For most people, the notion that prison inmates can experience and enjoy a sincere religious faith is inconceivable. It evokes visions of “jailhouse conversions” faked by streetwise con artists seeking to deceive naive religious volunteers.

Though this is certainly the case in some instances, the reality is that such situations constitute the exception rather than the rule.

While the reasons for this are many and varied, they ultimately revolve around the sociological phenomenon known as the “inmate code.”
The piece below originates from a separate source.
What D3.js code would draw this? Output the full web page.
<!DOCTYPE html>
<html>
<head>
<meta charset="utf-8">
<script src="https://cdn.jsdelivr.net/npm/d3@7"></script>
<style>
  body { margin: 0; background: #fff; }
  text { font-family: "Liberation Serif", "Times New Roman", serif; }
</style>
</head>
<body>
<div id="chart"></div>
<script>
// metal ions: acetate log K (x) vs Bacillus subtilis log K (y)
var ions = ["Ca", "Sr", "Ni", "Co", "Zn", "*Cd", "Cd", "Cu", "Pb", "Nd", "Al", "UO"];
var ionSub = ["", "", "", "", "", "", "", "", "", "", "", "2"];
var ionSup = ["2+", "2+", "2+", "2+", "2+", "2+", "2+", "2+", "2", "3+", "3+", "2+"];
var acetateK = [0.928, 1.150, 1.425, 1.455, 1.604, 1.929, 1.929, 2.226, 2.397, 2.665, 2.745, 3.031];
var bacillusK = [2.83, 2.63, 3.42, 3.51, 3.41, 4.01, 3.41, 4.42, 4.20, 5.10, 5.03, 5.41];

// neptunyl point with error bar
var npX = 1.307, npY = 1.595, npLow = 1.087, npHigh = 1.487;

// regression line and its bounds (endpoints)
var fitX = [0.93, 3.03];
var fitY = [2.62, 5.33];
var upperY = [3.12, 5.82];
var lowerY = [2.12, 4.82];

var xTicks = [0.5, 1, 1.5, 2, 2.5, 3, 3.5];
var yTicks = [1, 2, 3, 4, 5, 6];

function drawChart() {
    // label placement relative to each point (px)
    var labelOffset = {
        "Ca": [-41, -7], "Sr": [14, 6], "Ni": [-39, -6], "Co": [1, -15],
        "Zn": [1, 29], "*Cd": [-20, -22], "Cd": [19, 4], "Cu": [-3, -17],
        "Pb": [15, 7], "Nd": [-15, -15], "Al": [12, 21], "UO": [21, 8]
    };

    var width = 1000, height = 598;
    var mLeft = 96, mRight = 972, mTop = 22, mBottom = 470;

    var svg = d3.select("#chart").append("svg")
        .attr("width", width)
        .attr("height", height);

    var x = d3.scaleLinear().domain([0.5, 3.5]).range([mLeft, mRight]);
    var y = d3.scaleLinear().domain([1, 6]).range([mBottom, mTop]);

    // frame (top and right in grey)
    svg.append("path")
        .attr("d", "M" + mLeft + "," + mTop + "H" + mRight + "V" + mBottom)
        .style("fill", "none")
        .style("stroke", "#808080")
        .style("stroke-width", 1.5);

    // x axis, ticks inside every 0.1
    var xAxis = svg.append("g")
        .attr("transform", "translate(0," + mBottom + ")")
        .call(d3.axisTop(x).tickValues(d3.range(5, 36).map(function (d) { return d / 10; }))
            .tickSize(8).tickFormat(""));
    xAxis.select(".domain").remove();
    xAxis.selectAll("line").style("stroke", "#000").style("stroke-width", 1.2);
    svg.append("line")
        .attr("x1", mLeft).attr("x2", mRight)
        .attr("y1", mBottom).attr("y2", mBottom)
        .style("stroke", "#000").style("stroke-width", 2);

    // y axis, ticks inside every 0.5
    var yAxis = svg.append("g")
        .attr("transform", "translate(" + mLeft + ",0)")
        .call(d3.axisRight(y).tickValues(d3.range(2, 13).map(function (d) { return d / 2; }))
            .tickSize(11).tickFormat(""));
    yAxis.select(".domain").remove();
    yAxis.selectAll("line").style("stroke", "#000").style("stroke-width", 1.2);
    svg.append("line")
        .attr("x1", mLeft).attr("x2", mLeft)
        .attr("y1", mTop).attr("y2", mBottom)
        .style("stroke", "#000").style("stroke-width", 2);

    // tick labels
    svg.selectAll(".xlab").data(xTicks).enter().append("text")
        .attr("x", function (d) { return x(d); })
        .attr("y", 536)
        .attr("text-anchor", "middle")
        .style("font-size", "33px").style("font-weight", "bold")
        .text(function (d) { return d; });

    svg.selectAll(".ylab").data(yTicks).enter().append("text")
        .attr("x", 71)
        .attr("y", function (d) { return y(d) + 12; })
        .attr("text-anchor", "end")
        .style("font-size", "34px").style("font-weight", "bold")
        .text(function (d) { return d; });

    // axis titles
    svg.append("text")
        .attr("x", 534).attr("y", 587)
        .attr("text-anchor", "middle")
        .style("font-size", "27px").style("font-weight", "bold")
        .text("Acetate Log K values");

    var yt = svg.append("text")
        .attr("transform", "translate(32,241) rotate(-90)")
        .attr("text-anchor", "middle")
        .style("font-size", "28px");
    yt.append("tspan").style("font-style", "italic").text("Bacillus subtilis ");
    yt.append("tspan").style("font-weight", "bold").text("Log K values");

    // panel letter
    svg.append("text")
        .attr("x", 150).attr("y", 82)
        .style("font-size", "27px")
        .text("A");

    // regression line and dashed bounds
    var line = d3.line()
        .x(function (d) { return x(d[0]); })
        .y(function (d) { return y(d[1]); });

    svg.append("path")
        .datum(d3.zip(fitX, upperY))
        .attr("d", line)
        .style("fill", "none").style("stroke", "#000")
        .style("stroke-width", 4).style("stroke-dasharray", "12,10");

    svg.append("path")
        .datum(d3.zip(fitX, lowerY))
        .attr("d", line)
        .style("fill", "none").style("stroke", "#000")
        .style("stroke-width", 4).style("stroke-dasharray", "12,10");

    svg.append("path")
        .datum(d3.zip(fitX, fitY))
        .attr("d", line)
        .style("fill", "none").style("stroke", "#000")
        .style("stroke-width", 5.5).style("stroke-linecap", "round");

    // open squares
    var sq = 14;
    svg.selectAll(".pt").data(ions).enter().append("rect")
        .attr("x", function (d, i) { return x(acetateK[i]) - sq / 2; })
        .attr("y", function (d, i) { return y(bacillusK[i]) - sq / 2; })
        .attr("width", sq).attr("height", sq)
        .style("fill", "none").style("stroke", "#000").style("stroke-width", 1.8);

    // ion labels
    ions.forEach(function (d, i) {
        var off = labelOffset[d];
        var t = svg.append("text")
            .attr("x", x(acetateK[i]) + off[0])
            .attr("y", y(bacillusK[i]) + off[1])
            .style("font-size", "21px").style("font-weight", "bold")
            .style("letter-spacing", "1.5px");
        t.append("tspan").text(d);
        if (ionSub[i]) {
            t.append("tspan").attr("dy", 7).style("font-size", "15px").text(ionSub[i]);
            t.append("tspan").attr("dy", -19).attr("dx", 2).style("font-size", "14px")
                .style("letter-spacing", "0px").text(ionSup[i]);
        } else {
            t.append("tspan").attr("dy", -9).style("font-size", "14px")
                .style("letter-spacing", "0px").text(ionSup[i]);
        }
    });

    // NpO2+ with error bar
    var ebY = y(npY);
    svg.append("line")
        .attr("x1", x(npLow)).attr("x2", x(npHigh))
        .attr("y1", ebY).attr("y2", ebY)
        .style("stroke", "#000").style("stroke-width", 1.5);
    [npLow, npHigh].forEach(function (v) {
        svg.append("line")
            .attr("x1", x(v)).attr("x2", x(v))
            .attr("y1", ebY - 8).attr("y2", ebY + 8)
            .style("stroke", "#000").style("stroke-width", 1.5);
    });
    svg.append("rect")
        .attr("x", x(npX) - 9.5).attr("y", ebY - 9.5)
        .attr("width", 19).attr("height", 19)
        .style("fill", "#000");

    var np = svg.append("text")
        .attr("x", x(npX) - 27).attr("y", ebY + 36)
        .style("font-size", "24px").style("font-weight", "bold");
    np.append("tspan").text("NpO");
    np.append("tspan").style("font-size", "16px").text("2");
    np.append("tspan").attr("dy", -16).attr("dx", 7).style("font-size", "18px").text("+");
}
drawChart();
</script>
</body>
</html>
Similar to its counterparts in other subcultures, the inmate code is an unwritten amalgam of truisms, precepts and principles that both reflect and define prison life and culture. Among its many uses, the code provides an informal yet palpable standard by which inmates govern themselves and each other.

For example, among inmates, respect is the currency de rigeur. Respect can be obtained through a variety of means, but without it an individual is a sheep among wolves. Interestingly, sincere religious conversion is generally respected _ even by those who are not religious. However, a hypocrite gets no respect, and is, in fact, reviled.
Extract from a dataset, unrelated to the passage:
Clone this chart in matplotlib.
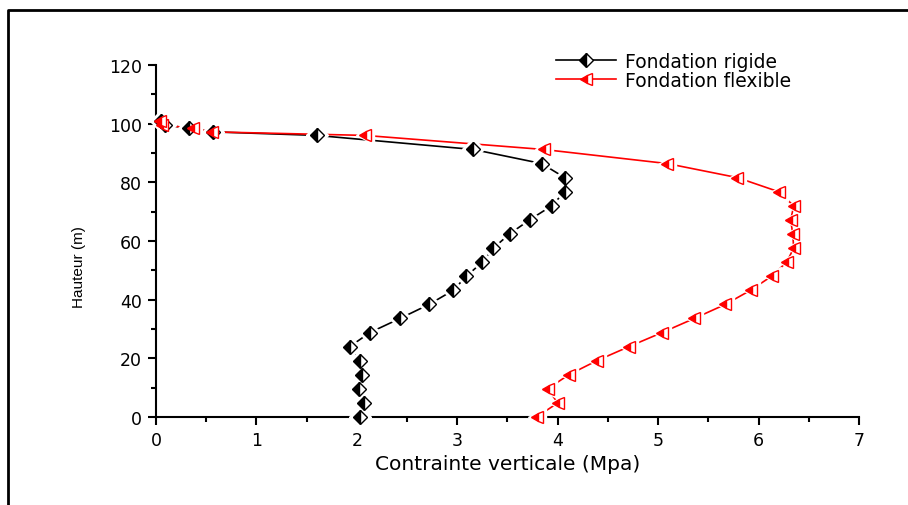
import matplotlib
matplotlib.use("Agg")
import matplotlib.pyplot as plt
from matplotlib.lines import Line2D
from matplotlib.ticker import MultipleLocator
from matplotlib import font_manager

plt.rcParams['font.family'] = ['DejaVu Sans']

# Height along the structure (m)
hauteur = [0.0, 4.8, 9.6, 14.4, 19.2, 24.0, 28.8, 33.6, 38.4, 43.2, 48.0,
           52.8, 57.6, 62.4, 67.2, 72.0, 76.8, 81.6, 86.4, 91.2, 96.0,
           97.2, 98.4, 99.6, 100.8]

# Vertical stress (MPa) for the rigid foundation
contrainte_rigide = [2.03, 2.07, 2.02, 2.05, 2.03, 1.93, 2.13, 2.43, 2.72,
                     2.96, 3.09, 3.25, 3.36, 3.52, 3.72, 3.94, 4.07, 4.07,
                     3.84, 3.16, 1.60, 0.57, 0.33, 0.09, 0.05]

# Vertical stress (MPa) for the flexible foundation
contrainte_flexible = [3.79, 4.00, 3.90, 4.11, 4.39, 4.71, 5.04, 5.36, 5.67,
                       5.92, 6.13, 6.28, 6.35, 6.34, 6.32, 6.35, 6.20, 5.79,
                       5.09, 3.86, 2.08, 0.56, 0.37, 0.06, 0.04]

labels = ["Fondation rigide", "Fondation flexible"]


def narrow_family():
    """Use a condensed sans face for the vertical label when one is installed."""
    for name in ("Liberation Sans Narrow", "DejaVu Sans Condensed"):
        try:
            font_manager.findfont(name, fallback_to_default=False)
            return name, 13.5
        except Exception:
            continue
    return "Liberation Sans", 11


fig = plt.figure(figsize=(9.08, 5.06), dpi=100)
ax = fig.add_axes([156 / 908, 88 / 506, 703 / 908, 352 / 506])

styles = [
    dict(color="black", marker="D", ms=7.2, mfc="black", mfcalt="white", mec="black"),
    dict(color="red", marker="<", ms=9.0, mfc="red", mfcalt="white", mec="red"),
]
series = [contrainte_rigide, contrainte_flexible]

handles = []
for xs, st, lab in zip(series, styles, labels):
    # connecting line
    ax.plot(xs, hauteur, color=st["color"], lw=1.2, zorder=2, clip_on=False)
    # white halo leaves a small gap between the line and each symbol
    ax.plot(xs, hauteur, ls="none", marker=st["marker"], ms=st["ms"] + 3.5,
            mfc="white", mec="white", zorder=3, clip_on=False)
    ax.plot(xs, hauteur, ls="none", marker=st["marker"], ms=st["ms"],
            fillstyle="left", mfc=st["mfc"], markerfacecoloralt=st["mfcalt"],
            mec=st["mec"], mew=1.0, zorder=4, clip_on=False)
    handles.append(Line2D([], [], color=st["color"], lw=1.2, marker=st["marker"],
                          ms=st["ms"], fillstyle="left", mfc=st["mfc"],
                          markerfacecoloralt=st["mfcalt"], mec=st["mec"], mew=1.0))

ax.set_xlim(0, 7)
ax.set_ylim(0, 120)
ax.xaxis.set_major_locator(MultipleLocator(1))
ax.xaxis.set_minor_locator(MultipleLocator(0.5))
ax.yaxis.set_major_locator(MultipleLocator(20))
ax.yaxis.set_minor_locator(MultipleLocator(10))

for side in ("top", "right"):
    ax.spines[side].set_visible(False)
for side in ("left", "bottom"):
    ax.spines[side].set_linewidth(1.5)

ax.tick_params(which="major", direction="out", length=6, width=1.5,
               labelsize=12.5, pad=4)
ax.tick_params(which="minor", direction="out", length=3.5, width=1.5)

ax.set_xlabel("Contrainte verticale (Mpa)", fontsize=14.5, labelpad=4)
yfam, ysize = narrow_family()
ax.set_ylabel("Hauteur (m)", fontsize=ysize, family=yfam)
ax.yaxis.set_label_coords(-0.099, 0.43)

leg = fig.legend(handles, labels, loc="upper left",
                 bbox_to_anchor=(556 / 908, 1 - 53 / 506),
                 frameon=False, fontsize=13.5, handlelength=3.2,
                 handletextpad=0.5, labelspacing=0.0, borderpad=0,
                 borderaxespad=0, numpoints=1)

# outer frame (left and top edges)
fig.add_artist(Line2D([8 / 908, 8 / 908, 1.0], [0.0, 1 - 11 / 506, 1 - 11 / 506],
                      transform=fig.transFigure, color="black", lw=2.0))

fig.savefig("out.png", dpi=100)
Thus, a jailhouse convert who is insincere about his faith runs the risk of being deemed a hypocrite _ a Judas _ and maligned or shunned by true believers.

The point here is to demonstrate that like all cultures, prison culture is very sophisticated, reflecting the complexity of the persons who comprise it.

Some, for example, choose to continue the behaviors that led to their incarceration in the first place. Others, like the men who conducted the impromptu worship service, are literally attempting to begin their lives anew. Between those two extremes are thousands of men and women who are simply trying to make the best of a bad situation.

It is a situation made worse by the fact that 96 percent of all prisoners will eventually be released into the outside world.

Yet in the same way that most people have misconceptions about prison and prisoners, many of the people developing the nation’s criminal justice policies simply don’t have a clue. For what is at stake is more than simply locking people up and throwing away the key.

Rather, the way we approach crime, incarceration, corrections and re-entry constitutes a gauge by which to determine the effectiveness of our entire social policy strategy.


Issues such as education, employment, housing and health care are concerns, not only for the working poor and chronically unemployed, but also for the thousands of newly released ex-offenders whose inability to deal with such needs led to their incarceration in the first place.

These are complex issues requiring a coordinated approach to meeting a broad array of human needs. We need to face the issues squarely, with an eye toward separating fiction from reality.